Where you live can affect your blood pressure, study suggests
Lack of resources in racially segregated neighborhoods linked to health impact
For black adults, moving out of a racially segregated neighborhood is linked to a drop in blood pressure, according to a new study. The finding adds to growing evidence of an association between a lack of resources in many predominately black neighborhoods and adverse health conditions among their residents, such as diabetes and obesity.
Systolic blood pressure — the pressure in blood vessels when the heart beats — of black adults who left their highly segregated communities decreased just over 1 millimeter of mercury on average, researchers report online May 15 in JAMA Internal Medicine. This decline, though small, could reduce the overall incidence of heart failure and coronary heart disease.
“It’s the social conditions, not the segregation itself, that’s driving the relationship between segregation and blood pressure,” says Thomas LaVeist, a medical sociologist at George Washington University in Washington, D.C., who was not involved with the study. “Maybe hypertension is not so much a matter of being genetically predisposed.” That’s important, LaVeist adds, because it means that racial health disparity “can be fixed. It’s not necessarily contained in our DNA; it’s contained in the social DNA.”
Racial segregation can impact a neighborhood’s school quality, employment opportunities or even whether there is a full-service grocery store nearby.
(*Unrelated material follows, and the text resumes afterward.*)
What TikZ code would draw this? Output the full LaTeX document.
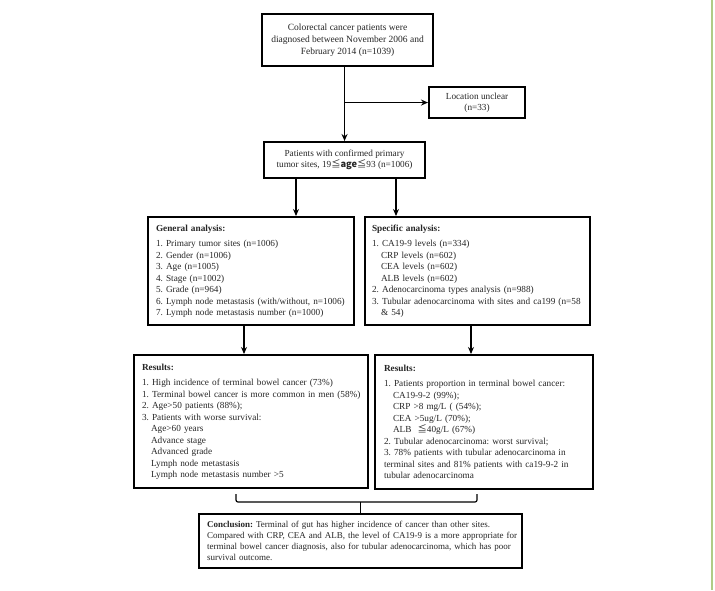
\documentclass[tikz,border=0pt]{standalone}
\usepackage{fontspec}
\setmainfont{Liberation Serif}
\newfontfamily\cjk{Noto Sans CJK SC}
\usetikzlibrary{arrows.meta}
\newcommand{\ind}{\hspace*{9pt}}
\begin{document}
\frenchspacing
\begin{tikzpicture}[x=1pt,y=-1pt,
  box/.style={draw=black, line width=2.1pt, inner sep=0pt, anchor=north west,
    text=black!85, font=\fontsize{9.25}{11.5}\selectfont\frenchspacing},
  cbox/.style={box, align=center},
  lbox/.style={box, align=left},
  arr/.style={line width=1.2pt, -{Stealth[length=7pt,width=6pt]}},
  ln/.style={line width=1.2pt}]
\useasboundingbox (0,0) rectangle (715,590);
\fill[white] (0,0) rectangle (715,590);
\draw[line width=1.6pt, color={rgb,255:red,176;green,204;blue,134}] (712,0) -- (712,590);

\node[cbox, minimum width=171pt, minimum height=52pt,
  font=\fontsize{9.5}{12}\selectfont\frenchspacing] (b1) at (261,13)
  {Colorectal cancer patients were\\ diagnosed between November 2006 and\\ February 2014 (n=1039)};
\node[cbox, minimum width=96pt, minimum height=31pt] (loc) at (428,86)
  {Location unclear\\ (n=33)};
\node[cbox, minimum width=161pt, minimum height=36pt] (b2) at (263,141)
  {Patients with confirmed primary\\ tumor sites, 19{\cjk ≦\textbf{age}≦}93 (n=1006)};

\node[lbox, minimum width=206pt, minimum height=108pt, text width=190pt] (gen) at (147,216)
  {\textbf{General analysis:}\\[4pt]
   1. Primary tumor sites (n=1006)\\
   2. Gender (n=1006)\\
   3. Age (n=1005)\\
   4. Stage (n=1002)\\
   5. Grade (n=964)\\
   \mbox{6. Lymph node metastasis (with/without, n=1006)}\\
   7. Lymph node metastasis number (n=1000)};
\node[lbox, minimum width=225pt, minimum height=108pt, text width=211pt] (spec) at (364,216)
  {\textbf{Specific analysis:}\\[4pt]
   1. CA19-9 levels (n=334)\\
   \ind CRP levels (n=602)\\
   \ind CEA levels (n=602)\\
   \ind ALB levels (n=602)\\
   2. Adenocarcinoma types analysis (n=988)\\
   \mbox{3. Tubular adenocarcinoma with sites and ca199 (n=58}\\
   \ind \& 54)};

\node[lbox, minimum width=234pt, minimum height=133pt, text width=218pt] (resL) at (133,354)
  {\textbf{Results:}\\[4pt]
   1. High incidence of terminal bowel cancer (73\%)\\
   \mbox{1. Terminal bowel cancer is more common in men (58\%)}\\
   2. Age>50 patients (88\%);\\
   3. Patients with worse survival:\\
   \ind Age>60 years\\
   \ind Advance stage\\
   \ind Advanced grade\\
   \ind Lymph node metastasis\\
   \ind Lymph node metastasis number >5};
\node[lbox, minimum width=218pt, minimum height=134pt, text width=200pt] (resR) at (374,354)
  {\textbf{Results:}\\[4pt]
   \mbox{1. Patients proportion in terminal bowel cancer:}\\
   \ind CA19-9-2 (99\%);\\
   \ind CRP >8 mg/L ( (54\%);\\
   \ind CEA >5ug/L (70\%);\\
   \ind ALB \ {\cjk ≦}40g/L (67\%)\\
   2. Tubular adenocarcinoma: worst survival;\\
   \mbox{3. 78\% patients with tubular adenocarcinoma in}\\
   \mbox{terminal sites and 81\% patients with ca19-9-2 in}\\
   tubular adenocarcinoma};

\node[lbox, minimum width=323pt, minimum height=54pt, text width=307pt,
  font=\fontsize{9}{11}\selectfont\frenchspacing] (conc) at (198,513)
  {\mbox{\textbf{Conclusion:} Terminal of gut has higher incidence of cancer than other sites.}\\
   \mbox{Compared with CRP, CEA and ALB, the level of CA19-9 is a more appropriate for}\\
   \mbox{terminal bowel cancer diagnosis, also for tubular adenocarcinoma, which has poor}\\
   survival outcome.};

% connectors
\draw[arr] (b1.south -| b2.north) -- (b2.north);
\draw[arr] (b2.north |- loc.west) -- (loc.west);
\coordinate (g1) at ([xshift=33pt]b2.south west);
\coordinate (g2) at ([xshift=133pt]b2.south west);
\draw[arr] (g1) -- (g1 |- gen.north);
\draw[arr] (g2) -- (g2 |- spec.north);
\coordinate (g3) at ([xshift=97pt]gen.south west);
\coordinate (g4) at ([xshift=107pt]spec.south west);
\draw[arr] (g3) -- (g3 |- resL.north);
\draw[arr] (g4) -- (g4 |- resR.north);
% bracket
\coordinate (bl) at (236,494);
\coordinate (brr) at (477,494);
\coordinate (bh) at (0,502);
\draw[ln, rounded corners=2pt] (bl) -- (bl |- bh) -- (brr |- bh) -- (brr);
\draw[ln] (conc.north |- bh) -- (conc.north);
\end{tikzpicture}
\end{document}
Social policies that improve residents’ access to education, employment and fresh foods can “have spillover effects in health,” says Kiarri Kershaw, an epidemiologist at Northwestern University Feinberg School of Medicine in Chicago.
Kershaw and colleagues examined data from a study of how cardiovascular disease progresses in healthy adults, aged 18 to 30, who were recruited from four locations: Chicago, Minneapolis, Oakland, Calif., and Birmingham, Ala. The researchers specifically looked at blood pressure readings for 2,280 black participants, recorded at six points over 25 years, and noted their addresses at the time of each reading. A neighborhood’s designation of high, medium or low racial segregation was based on the percentage of black residents in the neighborhood compared with the larger metropolitan area or county, Kershaw says.
At the start of the study in the mid-1980s, 1,861 participants were living in highly segregated neighborhoods. A temporary move to a less segregated neighborhood, the researchers found, was associated with a 1 millimeter of mercury drop in blood pressure on average.
If the change of address was permanent — as it was for 243 participants — the impact was greater. On average, blood pressure dropped close to 6 millimeters of mercury for those who moved to low-segregation neighborhoods, and nearly 4 millimeters for a move to a medium-segregation neighborhood.
A 2015 study in the Journal of the American Heart Association estimates that a decrease in systolic blood pressure of 1 millimeter of mercury could result in several thousand fewer cases of heart failure, stroke and coronary heart disease annually in the U.S. population of black adults aged 45 to 64, Kershaw says.
Along with other research on racial segregation and health, the findings suggest that policies that improve housing conditions, educational resources and employment opportunities “will have implications for the health of individuals,” LaVeist says. “Social policy is health policy.”